PROBLEM DETAILS: Read through the entries below and return each line with the word "chart".

THE RECORDS:
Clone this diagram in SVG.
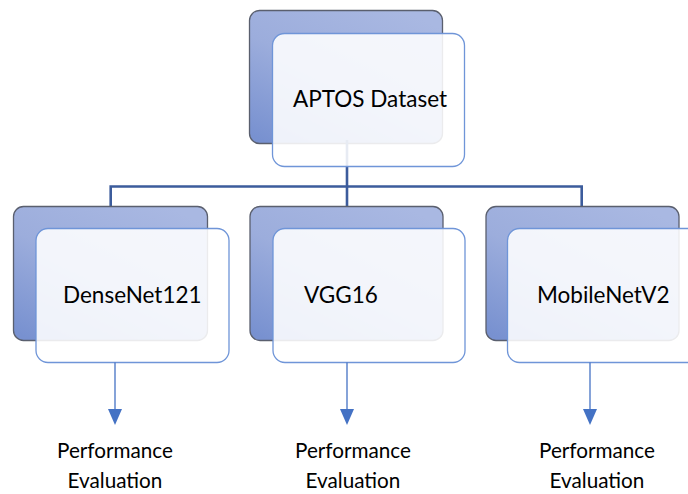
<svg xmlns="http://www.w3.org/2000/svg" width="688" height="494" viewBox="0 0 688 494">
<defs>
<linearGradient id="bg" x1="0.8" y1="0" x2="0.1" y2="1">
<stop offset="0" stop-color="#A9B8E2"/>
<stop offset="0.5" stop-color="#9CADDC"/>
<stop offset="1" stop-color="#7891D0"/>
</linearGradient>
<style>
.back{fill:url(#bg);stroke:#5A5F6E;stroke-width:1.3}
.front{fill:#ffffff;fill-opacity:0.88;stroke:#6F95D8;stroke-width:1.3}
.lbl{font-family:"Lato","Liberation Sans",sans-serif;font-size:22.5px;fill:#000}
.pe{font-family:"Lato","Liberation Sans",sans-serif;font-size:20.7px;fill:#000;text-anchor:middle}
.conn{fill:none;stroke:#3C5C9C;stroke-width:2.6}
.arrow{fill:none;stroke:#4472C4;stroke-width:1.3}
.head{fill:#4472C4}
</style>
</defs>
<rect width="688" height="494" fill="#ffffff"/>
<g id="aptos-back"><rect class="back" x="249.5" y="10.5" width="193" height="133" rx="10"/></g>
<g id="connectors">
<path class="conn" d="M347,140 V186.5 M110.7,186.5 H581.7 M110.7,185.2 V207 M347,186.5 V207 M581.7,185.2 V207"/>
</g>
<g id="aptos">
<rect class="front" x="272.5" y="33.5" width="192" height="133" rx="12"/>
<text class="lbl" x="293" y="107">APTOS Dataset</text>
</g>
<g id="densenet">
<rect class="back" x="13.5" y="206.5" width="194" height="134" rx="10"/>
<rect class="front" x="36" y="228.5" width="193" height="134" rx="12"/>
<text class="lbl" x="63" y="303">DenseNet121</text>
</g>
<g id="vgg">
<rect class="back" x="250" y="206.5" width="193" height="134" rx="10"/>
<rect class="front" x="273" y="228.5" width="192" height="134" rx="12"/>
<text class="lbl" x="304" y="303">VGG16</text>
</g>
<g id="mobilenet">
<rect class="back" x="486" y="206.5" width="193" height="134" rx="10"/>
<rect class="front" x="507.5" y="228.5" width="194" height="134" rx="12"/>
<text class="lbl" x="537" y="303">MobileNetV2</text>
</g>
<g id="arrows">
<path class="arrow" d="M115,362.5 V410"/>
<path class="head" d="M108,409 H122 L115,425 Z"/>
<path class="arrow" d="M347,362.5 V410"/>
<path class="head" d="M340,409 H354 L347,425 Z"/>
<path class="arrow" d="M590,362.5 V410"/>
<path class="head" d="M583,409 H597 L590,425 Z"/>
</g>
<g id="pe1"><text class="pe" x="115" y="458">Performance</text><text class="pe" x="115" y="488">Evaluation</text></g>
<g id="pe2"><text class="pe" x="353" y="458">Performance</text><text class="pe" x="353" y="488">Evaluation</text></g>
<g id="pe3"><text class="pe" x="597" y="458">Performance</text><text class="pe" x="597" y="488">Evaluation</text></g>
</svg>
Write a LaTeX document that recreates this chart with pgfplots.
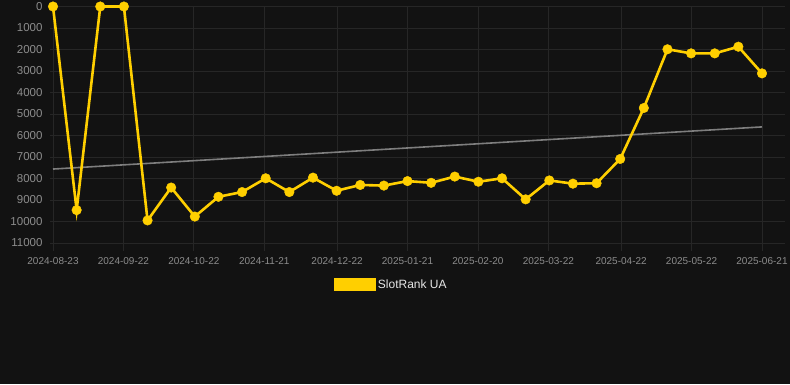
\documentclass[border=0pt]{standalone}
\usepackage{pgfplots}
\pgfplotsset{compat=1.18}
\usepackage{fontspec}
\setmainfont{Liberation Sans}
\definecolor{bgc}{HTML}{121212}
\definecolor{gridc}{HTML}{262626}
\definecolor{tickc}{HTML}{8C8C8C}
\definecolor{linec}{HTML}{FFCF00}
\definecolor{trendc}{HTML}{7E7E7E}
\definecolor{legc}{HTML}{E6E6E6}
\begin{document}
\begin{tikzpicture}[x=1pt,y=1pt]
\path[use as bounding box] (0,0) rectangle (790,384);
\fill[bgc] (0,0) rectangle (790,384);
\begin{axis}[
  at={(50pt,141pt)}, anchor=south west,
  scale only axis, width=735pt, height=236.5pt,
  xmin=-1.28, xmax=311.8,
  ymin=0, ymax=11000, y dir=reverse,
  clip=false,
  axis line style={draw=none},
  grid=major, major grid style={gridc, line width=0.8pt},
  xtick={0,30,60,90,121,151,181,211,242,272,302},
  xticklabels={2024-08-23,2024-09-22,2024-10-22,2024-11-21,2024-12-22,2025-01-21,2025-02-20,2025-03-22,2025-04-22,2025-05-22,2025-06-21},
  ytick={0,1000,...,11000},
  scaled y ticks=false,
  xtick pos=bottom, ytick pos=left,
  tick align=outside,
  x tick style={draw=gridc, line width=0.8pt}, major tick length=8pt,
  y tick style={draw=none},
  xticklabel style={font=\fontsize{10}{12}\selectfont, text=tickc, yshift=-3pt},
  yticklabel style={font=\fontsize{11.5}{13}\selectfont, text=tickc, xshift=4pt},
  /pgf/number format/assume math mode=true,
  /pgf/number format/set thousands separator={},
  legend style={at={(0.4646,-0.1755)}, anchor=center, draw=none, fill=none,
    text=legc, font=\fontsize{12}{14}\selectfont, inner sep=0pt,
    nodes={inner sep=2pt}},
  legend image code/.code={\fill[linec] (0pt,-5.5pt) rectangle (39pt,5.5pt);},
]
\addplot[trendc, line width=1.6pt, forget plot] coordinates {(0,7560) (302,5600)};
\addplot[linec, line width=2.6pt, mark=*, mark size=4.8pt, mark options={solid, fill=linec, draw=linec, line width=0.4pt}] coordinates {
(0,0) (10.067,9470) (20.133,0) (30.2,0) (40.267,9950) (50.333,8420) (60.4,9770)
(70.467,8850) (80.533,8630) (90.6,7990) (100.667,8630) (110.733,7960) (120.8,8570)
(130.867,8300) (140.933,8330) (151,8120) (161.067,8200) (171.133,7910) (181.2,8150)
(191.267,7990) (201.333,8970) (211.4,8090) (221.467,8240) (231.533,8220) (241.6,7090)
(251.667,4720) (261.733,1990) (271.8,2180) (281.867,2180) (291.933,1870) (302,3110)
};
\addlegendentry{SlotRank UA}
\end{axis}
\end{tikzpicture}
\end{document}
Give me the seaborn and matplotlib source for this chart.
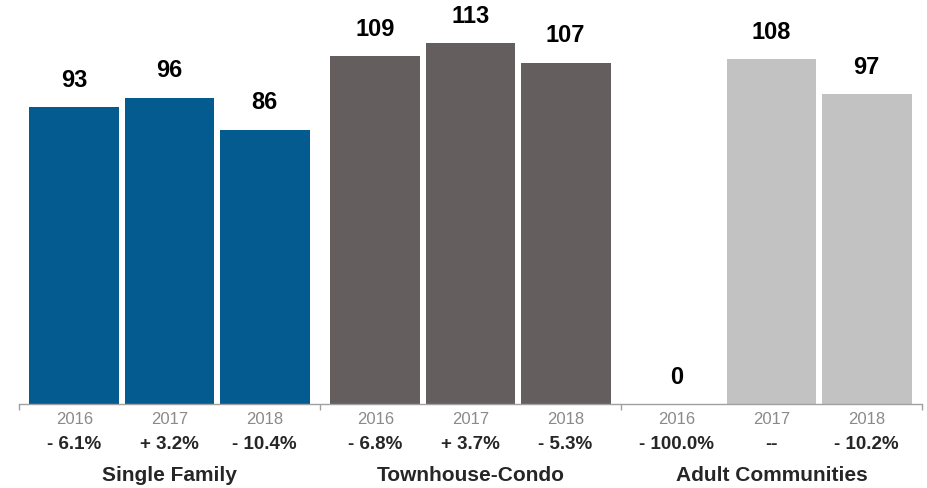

SOLUTION FOR THIS TASK:
Write a LaTeX document that recreates this chart with pgfplots.
Give me the seaborn and matplotlib source for this chart.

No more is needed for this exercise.